綜上所述,在膀胱移行細胞癌組織中,HIF-1α通過促進VEGF表達而增加腫瘤血管生成,進而影響腫瘤的侵襲和轉移。同時檢測VEGF和HIF-1α的表達情況對判定膀胱癌的惡性程度、自然病程及預后方面更有意義;并可能為針對以HIF-1α為目標的靶基因治療提供新的思路。
[1] Semenza GL.Targeting HIF-1 for cancer therapy[J].Nat Rev cancer,2003,3(10):721-732.
[2] Song IS,Wang AG,Yoon SY,et al.Regulation of glucose metabolism-related genes and VEGF by HIF-1alpha and HIF-1beta,but not HIF-2alpha,in gastric cancer[J].Exp Mol Med,2009,41(1): 51-58.
[3] Kunze D,Wuttig D,Kausch I,et al.Antisense-mediated inhibition of survivin,hTERT and VEGF in bladder cancer cells in vitro and in vivo[J].Int J Oncol,2008,32(5):1049-1056.

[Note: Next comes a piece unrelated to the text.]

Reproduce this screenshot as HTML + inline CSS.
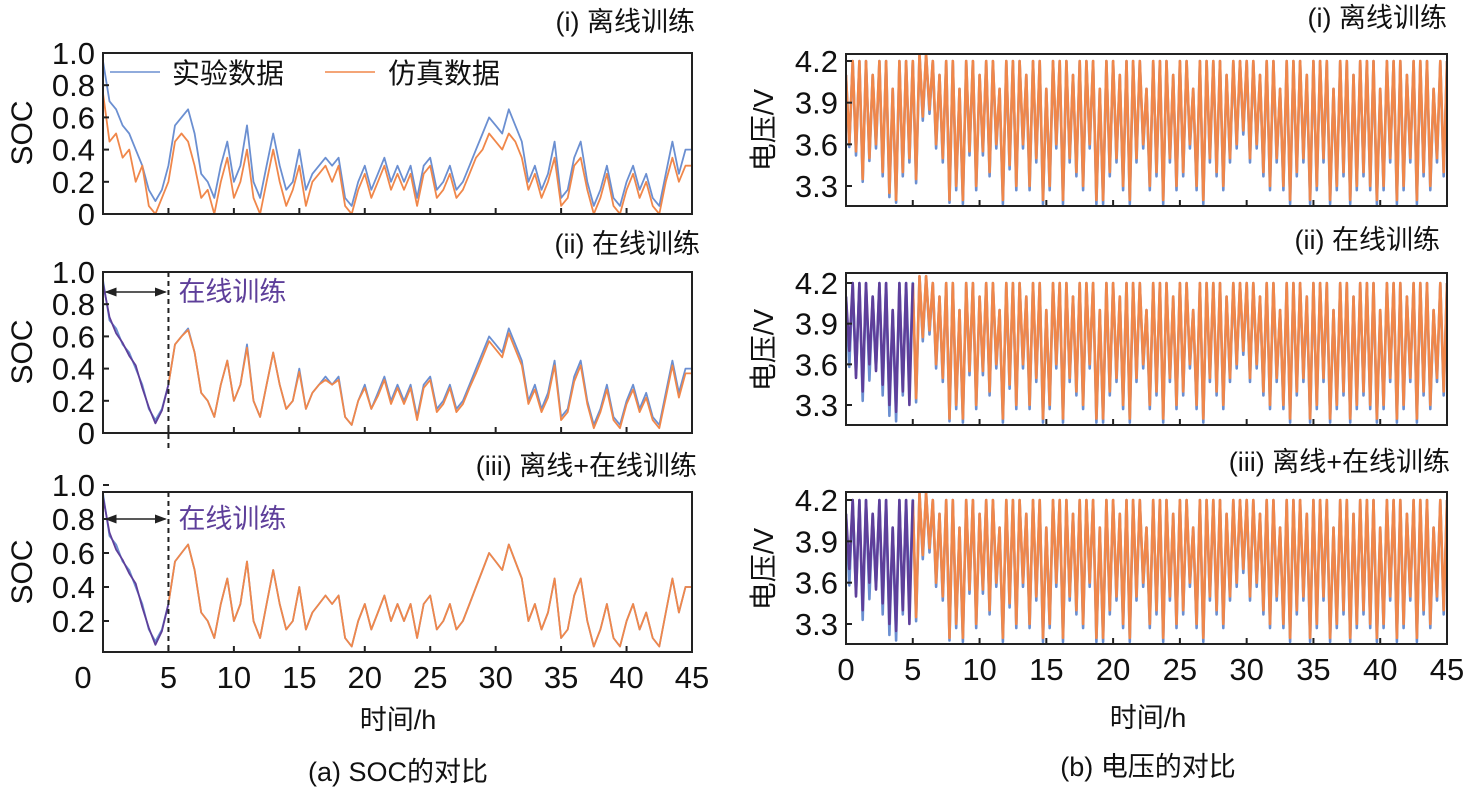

[4] 尤程程,黃利鳴.VEGF及其調控因素的研究進展[J].臨床與實驗病理雜志,2011,27(12):1344-1346.
[5] Jones A,Fujiyama C,Blanche C,et al.Relation of vascular endothelial growth factor production to expression and regulation of hypoxiainducible factor-1 alpha and hypoxia-inducible factor-2 alpha in human bladder tumors and cell lines[J].Clin Cancer Res,2001,7 (5):1263-1272.
[6] Liu LX,Lu H,Luo Y,et al.Stabilization of vascular endothelial growth factor mRNA by hypoxia-inducible factor 1[J].Biochem Biophys Res Commun,2002,291(4):908-914.
[7] Okada K,Osaki M,Araki K,et al.Expression of hypoxia-inducible factor(HIF-1alpha),VEGF-C and VEGF-D in non-invasive and invasive breast ductal carcinomas[J].Anticancer Res,2005,25(4): 3003-3009.
[8] 李國元,趙久達,王成,等.HIF-1α和VEGF在胃癌中的表達及臨床意義[J].中國癌癥雜志,2010,20(8):602-606.